Plitvice Lakes is the largest national park in Croatia and the oldest in Southeast Europe. Human beings have lived in the area for many thousands of years.
Situated in the mountainous karst area of central Croatia, near the border with Bosnia and Herzegovina, Plitvice was declared a National Park in 1949. Today, it is a UNESCO World Heritage Site, rich in biodiversity, including rare animals such as lynx, polecats, and wolves.
According to UNESCO, the area was the cradle of the prehistoric Illyrian tribe of Japuds dating from 1000 BC. The Japudic culture was followed by the Romans and from the 8th century AD was occupied by Slavs. Archaeological remains include a prehistoric settlement on the site of the current Plitvice village, fortifications, Bronze Age tools and ceramics.
The park is world famous for its series of 16 interlinked lakes cascade into each other via waterfalls separated by natural limestone dams. The lakes are renowned for their distinctive colours, ranging from azure to green, grey or blue. The colours change constantly depending on the quantity of minerals or organisms in the water and the angle of sunlight.
On April 8, 1949, the Plitvice Lakes were declared a national park area and rigorous protection measures were established. However, on Easter Sunday 1991, the first shots of Croatia’s war with Yugoslavia were fired in this park and during the subsequent fighting from 1991 to 1995, many buildings were destroyed.

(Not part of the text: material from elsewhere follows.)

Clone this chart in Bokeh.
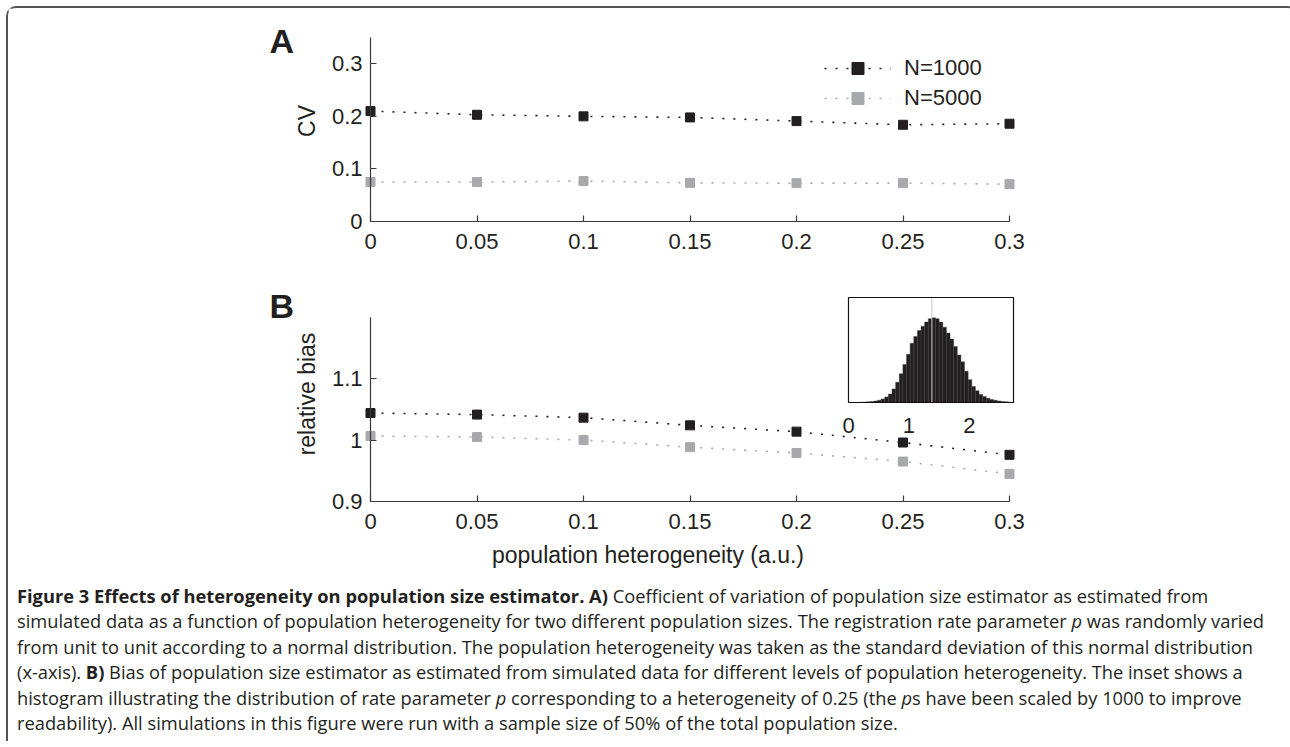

After the war, the Plitvice Lakes became the first region to be cleared of mines and returned to the wild.
Each of the Plitvice Lakes has a story or legend to tell. For example, Gavan’s Lake is allegedly where the treasure of a man named Gavan lies hidden and Hermit Lake, according to local legend, is where a monk used to live from whom people sought advice and blessings.
Its carnivorous plants are another curiosity of the park, including the common sundew (Drosera rotundifolia), the common butterwort (Pinguicula vulgaris) – an endangered carnivorous plant – and the lesser bladderwort (Utricularia minor) – a very rare aquatic carnivorous plant.
The American conservationist Rachel Carson never visited Plitvice Lakes, but she would have appreciated its natural simplicity. In Silent Spring (1962), she wrote: “Those who contemplate the beauty of the earth find reserves of strength that will endure as long as life lasts. There is something infinitely healing in the repeated refrains of nature – the assurance that dawn comes after night, and spring after winter.”